All of the data should be repeated exactly; pictures are not part of the copy.

# Start of Exercise inputs

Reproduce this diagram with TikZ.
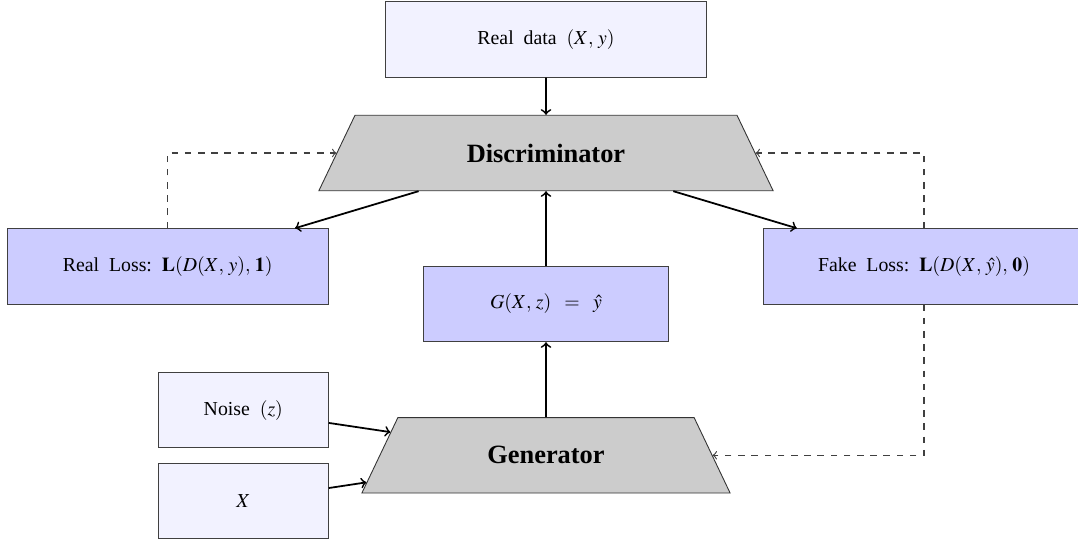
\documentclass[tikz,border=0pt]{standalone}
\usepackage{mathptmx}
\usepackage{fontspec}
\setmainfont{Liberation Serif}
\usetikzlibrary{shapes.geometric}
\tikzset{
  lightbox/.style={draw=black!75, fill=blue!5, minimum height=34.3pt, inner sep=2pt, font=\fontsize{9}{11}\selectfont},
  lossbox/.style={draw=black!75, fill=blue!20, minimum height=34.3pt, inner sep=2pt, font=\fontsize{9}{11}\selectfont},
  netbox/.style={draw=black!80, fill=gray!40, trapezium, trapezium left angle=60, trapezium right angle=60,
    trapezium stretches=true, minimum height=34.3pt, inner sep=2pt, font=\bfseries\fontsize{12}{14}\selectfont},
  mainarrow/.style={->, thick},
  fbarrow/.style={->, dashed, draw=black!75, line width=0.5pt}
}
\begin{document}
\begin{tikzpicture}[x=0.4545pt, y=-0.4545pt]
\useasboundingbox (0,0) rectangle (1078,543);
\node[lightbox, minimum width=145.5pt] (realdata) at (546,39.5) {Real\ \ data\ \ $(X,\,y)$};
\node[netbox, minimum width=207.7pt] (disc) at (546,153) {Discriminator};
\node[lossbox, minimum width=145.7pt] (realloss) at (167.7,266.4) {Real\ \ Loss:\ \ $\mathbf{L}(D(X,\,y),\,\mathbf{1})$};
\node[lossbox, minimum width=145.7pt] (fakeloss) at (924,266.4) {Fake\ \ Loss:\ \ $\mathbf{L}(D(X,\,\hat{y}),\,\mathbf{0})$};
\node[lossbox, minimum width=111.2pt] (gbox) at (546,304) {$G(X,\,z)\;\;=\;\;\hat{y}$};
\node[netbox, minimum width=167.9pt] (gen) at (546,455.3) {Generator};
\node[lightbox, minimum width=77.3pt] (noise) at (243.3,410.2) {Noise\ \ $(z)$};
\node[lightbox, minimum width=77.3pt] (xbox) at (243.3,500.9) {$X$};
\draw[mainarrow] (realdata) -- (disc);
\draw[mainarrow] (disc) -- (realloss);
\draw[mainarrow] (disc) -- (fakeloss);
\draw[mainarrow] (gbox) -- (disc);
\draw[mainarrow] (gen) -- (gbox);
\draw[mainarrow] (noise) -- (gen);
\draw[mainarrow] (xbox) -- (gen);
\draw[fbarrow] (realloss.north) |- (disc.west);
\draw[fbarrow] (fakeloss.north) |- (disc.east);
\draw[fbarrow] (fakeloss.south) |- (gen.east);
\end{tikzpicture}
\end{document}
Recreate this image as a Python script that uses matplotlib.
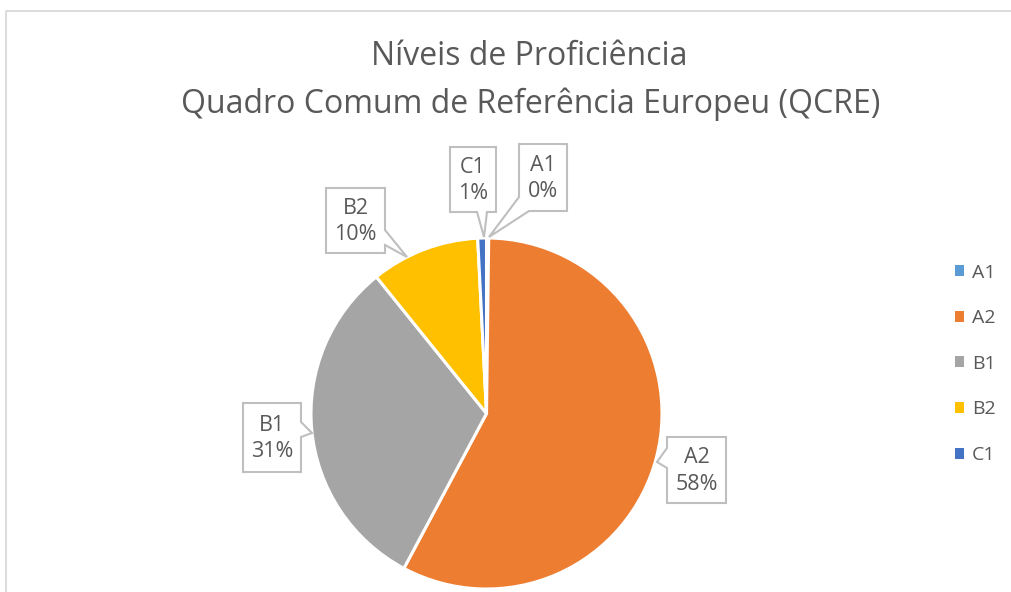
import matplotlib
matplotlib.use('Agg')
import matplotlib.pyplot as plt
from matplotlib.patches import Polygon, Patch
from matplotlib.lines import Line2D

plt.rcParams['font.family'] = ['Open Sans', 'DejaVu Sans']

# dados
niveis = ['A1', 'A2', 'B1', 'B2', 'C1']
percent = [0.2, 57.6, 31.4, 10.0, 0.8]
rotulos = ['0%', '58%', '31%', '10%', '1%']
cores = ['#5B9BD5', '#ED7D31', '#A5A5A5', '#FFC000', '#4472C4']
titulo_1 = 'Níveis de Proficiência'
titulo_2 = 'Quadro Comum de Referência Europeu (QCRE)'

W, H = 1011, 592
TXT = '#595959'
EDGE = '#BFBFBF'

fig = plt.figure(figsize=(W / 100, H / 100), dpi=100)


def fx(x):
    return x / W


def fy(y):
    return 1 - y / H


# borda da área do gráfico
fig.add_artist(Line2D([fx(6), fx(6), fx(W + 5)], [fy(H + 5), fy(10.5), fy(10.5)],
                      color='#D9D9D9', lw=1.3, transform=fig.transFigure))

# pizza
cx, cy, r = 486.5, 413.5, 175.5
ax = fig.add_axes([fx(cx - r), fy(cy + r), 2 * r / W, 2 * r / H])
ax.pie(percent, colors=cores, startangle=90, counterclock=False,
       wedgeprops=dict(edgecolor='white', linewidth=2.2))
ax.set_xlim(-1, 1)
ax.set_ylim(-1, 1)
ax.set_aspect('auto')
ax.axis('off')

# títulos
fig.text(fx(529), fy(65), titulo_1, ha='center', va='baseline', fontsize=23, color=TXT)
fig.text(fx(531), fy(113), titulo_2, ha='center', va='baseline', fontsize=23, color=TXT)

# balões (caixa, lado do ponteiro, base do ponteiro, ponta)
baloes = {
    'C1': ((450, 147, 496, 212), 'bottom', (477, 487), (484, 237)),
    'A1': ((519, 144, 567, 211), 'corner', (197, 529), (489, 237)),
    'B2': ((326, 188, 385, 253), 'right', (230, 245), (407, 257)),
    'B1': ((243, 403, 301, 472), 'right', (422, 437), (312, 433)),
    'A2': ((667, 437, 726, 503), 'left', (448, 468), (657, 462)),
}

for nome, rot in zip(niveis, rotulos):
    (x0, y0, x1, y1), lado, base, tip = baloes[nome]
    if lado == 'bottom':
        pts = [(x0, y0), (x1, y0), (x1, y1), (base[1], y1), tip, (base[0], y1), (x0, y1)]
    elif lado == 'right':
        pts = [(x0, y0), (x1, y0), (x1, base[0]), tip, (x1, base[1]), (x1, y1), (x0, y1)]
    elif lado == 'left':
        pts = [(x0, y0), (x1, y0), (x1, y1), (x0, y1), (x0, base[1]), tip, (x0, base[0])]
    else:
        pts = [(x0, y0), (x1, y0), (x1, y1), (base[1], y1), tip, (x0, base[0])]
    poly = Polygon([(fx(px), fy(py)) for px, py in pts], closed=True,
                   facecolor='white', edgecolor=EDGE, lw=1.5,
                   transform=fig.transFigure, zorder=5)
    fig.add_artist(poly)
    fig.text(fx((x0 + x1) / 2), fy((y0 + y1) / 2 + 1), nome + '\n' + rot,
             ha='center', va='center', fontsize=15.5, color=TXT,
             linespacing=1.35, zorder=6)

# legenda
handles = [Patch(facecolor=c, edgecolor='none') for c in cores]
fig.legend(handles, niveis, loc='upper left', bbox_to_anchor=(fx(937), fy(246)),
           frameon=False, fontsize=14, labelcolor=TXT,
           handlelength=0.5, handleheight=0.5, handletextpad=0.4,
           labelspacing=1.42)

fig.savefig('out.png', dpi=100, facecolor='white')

# End of Exercise inputs

*Final answer*
Reproduce this diagram with TikZ.
\documentclass[tikz,border=0pt]{standalone}
\usepackage{mathptmx}
\usepackage{fontspec}
\setmainfont{Liberation Serif}
\usetikzlibrary{shapes.geometric}
\tikzset{
  lightbox/.style={draw=black!75, fill=blue!5, minimum height=34.3pt, inner sep=2pt, font=\fontsize{9}{11}\selectfont},
  lossbox/.style={draw=black!75, fill=blue!20, minimum height=34.3pt, inner sep=2pt, font=\fontsize{9}{11}\selectfont},
  netbox/.style={draw=black!80, fill=gray!40, trapezium, trapezium left angle=60, trapezium right angle=60,
    trapezium stretches=true, minimum height=34.3pt, inner sep=2pt, font=\bfseries\fontsize{12}{14}\selectfont},
  mainarrow/.style={->, thick},
  fbarrow/.style={->, dashed, draw=black!75, line width=0.5pt}
}
\begin{document}
\begin{tikzpicture}[x=0.4545pt, y=-0.4545pt]
\useasboundingbox (0,0) rectangle (1078,543);
\node[lightbox, minimum width=145.5pt] (realdata) at (546,39.5) {Real\ \ data\ \ $(X,\,y)$};
\node[netbox, minimum width=207.7pt] (disc) at (546,153) {Discriminator};
\node[lossbox, minimum width=145.7pt] (realloss) at (167.7,266.4) {Real\ \ Loss:\ \ $\mathbf{L}(D(X,\,y),\,\mathbf{1})$};
\node[lossbox, minimum width=145.7pt] (fakeloss) at (924,266.4) {Fake\ \ Loss:\ \ $\mathbf{L}(D(X,\,\hat{y}),\,\mathbf{0})$};
\node[lossbox, minimum width=111.2pt] (gbox) at (546,304) {$G(X,\,z)\;\;=\;\;\hat{y}$};
\node[netbox, minimum width=167.9pt] (gen) at (546,455.3) {Generator};
\node[lightbox, minimum width=77.3pt] (noise) at (243.3,410.2) {Noise\ \ $(z)$};
\node[lightbox, minimum width=77.3pt] (xbox) at (243.3,500.9) {$X$};
\draw[mainarrow] (realdata) -- (disc);
\draw[mainarrow] (disc) -- (realloss);
\draw[mainarrow] (disc) -- (fakeloss);
\draw[mainarrow] (gbox) -- (disc);
\draw[mainarrow] (gen) -- (gbox);
\draw[mainarrow] (noise) -- (gen);
\draw[mainarrow] (xbox) -- (gen);
\draw[fbarrow] (realloss.north) |- (disc.west);
\draw[fbarrow] (fakeloss.north) |- (disc.east);
\draw[fbarrow] (fakeloss.south) |- (gen.east);
\end{tikzpicture}
\end{document}
Recreate this image as a Python script that uses matplotlib.
import matplotlib
matplotlib.use('Agg')
import matplotlib.pyplot as plt
from matplotlib.patches import Polygon, Patch
from matplotlib.lines import Line2D

plt.rcParams['font.family'] = ['Open Sans', 'DejaVu Sans']

# dados
niveis = ['A1', 'A2', 'B1', 'B2', 'C1']
percent = [0.2, 57.6, 31.4, 10.0, 0.8]
rotulos = ['0%', '58%', '31%', '10%', '1%']
cores = ['#5B9BD5', '#ED7D31', '#A5A5A5', '#FFC000', '#4472C4']
titulo_1 = 'Níveis de Proficiência'
titulo_2 = 'Quadro Comum de Referência Europeu (QCRE)'

W, H = 1011, 592
TXT = '#595959'
EDGE = '#BFBFBF'

fig = plt.figure(figsize=(W / 100, H / 100), dpi=100)


def fx(x):
    return x / W


def fy(y):
    return 1 - y / H


# borda da área do gráfico
fig.add_artist(Line2D([fx(6), fx(6), fx(W + 5)], [fy(H + 5), fy(10.5), fy(10.5)],
                      color='#D9D9D9', lw=1.3, transform=fig.transFigure))

# pizza
cx, cy, r = 486.5, 413.5, 175.5
ax = fig.add_axes([fx(cx - r), fy(cy + r), 2 * r / W, 2 * r / H])
ax.pie(percent, colors=cores, startangle=90, counterclock=False,
       wedgeprops=dict(edgecolor='white', linewidth=2.2))
ax.set_xlim(-1, 1)
ax.set_ylim(-1, 1)
ax.set_aspect('auto')
ax.axis('off')

# títulos
fig.text(fx(529), fy(65), titulo_1, ha='center', va='baseline', fontsize=23, color=TXT)
fig.text(fx(531), fy(113), titulo_2, ha='center', va='baseline', fontsize=23, color=TXT)

# balões (caixa, lado do ponteiro, base do ponteiro, ponta)
baloes = {
    'C1': ((450, 147, 496, 212), 'bottom', (477, 487), (484, 237)),
    'A1': ((519, 144, 567, 211), 'corner', (197, 529), (489, 237)),
    'B2': ((326, 188, 385, 253), 'right', (230, 245), (407, 257)),
    'B1': ((243, 403, 301, 472), 'right', (422, 437), (312, 433)),
    'A2': ((667, 437, 726, 503), 'left', (448, 468), (657, 462)),
}

for nome, rot in zip(niveis, rotulos):
    (x0, y0, x1, y1), lado, base, tip = baloes[nome]
    if lado == 'bottom':
        pts = [(x0, y0), (x1, y0), (x1, y1), (base[1], y1), tip, (base[0], y1), (x0, y1)]
    elif lado == 'right':
        pts = [(x0, y0), (x1, y0), (x1, base[0]), tip, (x1, base[1]), (x1, y1), (x0, y1)]
    elif lado == 'left':
        pts = [(x0, y0), (x1, y0), (x1, y1), (x0, y1), (x0, base[1]), tip, (x0, base[0])]
    else:
        pts = [(x0, y0), (x1, y0), (x1, y1), (base[1], y1), tip, (x0, base[0])]
    poly = Polygon([(fx(px), fy(py)) for px, py in pts], closed=True,
                   facecolor='white', edgecolor=EDGE, lw=1.5,
                   transform=fig.transFigure, zorder=5)
    fig.add_artist(poly)
    fig.text(fx((x0 + x1) / 2), fy((y0 + y1) / 2 + 1), nome + '\n' + rot,
             ha='center', va='center', fontsize=15.5, color=TXT,
             linespacing=1.35, zorder=6)

# legenda
handles = [Patch(facecolor=c, edgecolor='none') for c in cores]
fig.legend(handles, niveis, loc='upper left', bbox_to_anchor=(fx(937), fy(246)),
           frameon=False, fontsize=14, labelcolor=TXT,
           handlelength=0.5, handleheight=0.5, handletextpad=0.4,
           labelspacing=1.42)

fig.savefig('out.png', dpi=100, facecolor='white')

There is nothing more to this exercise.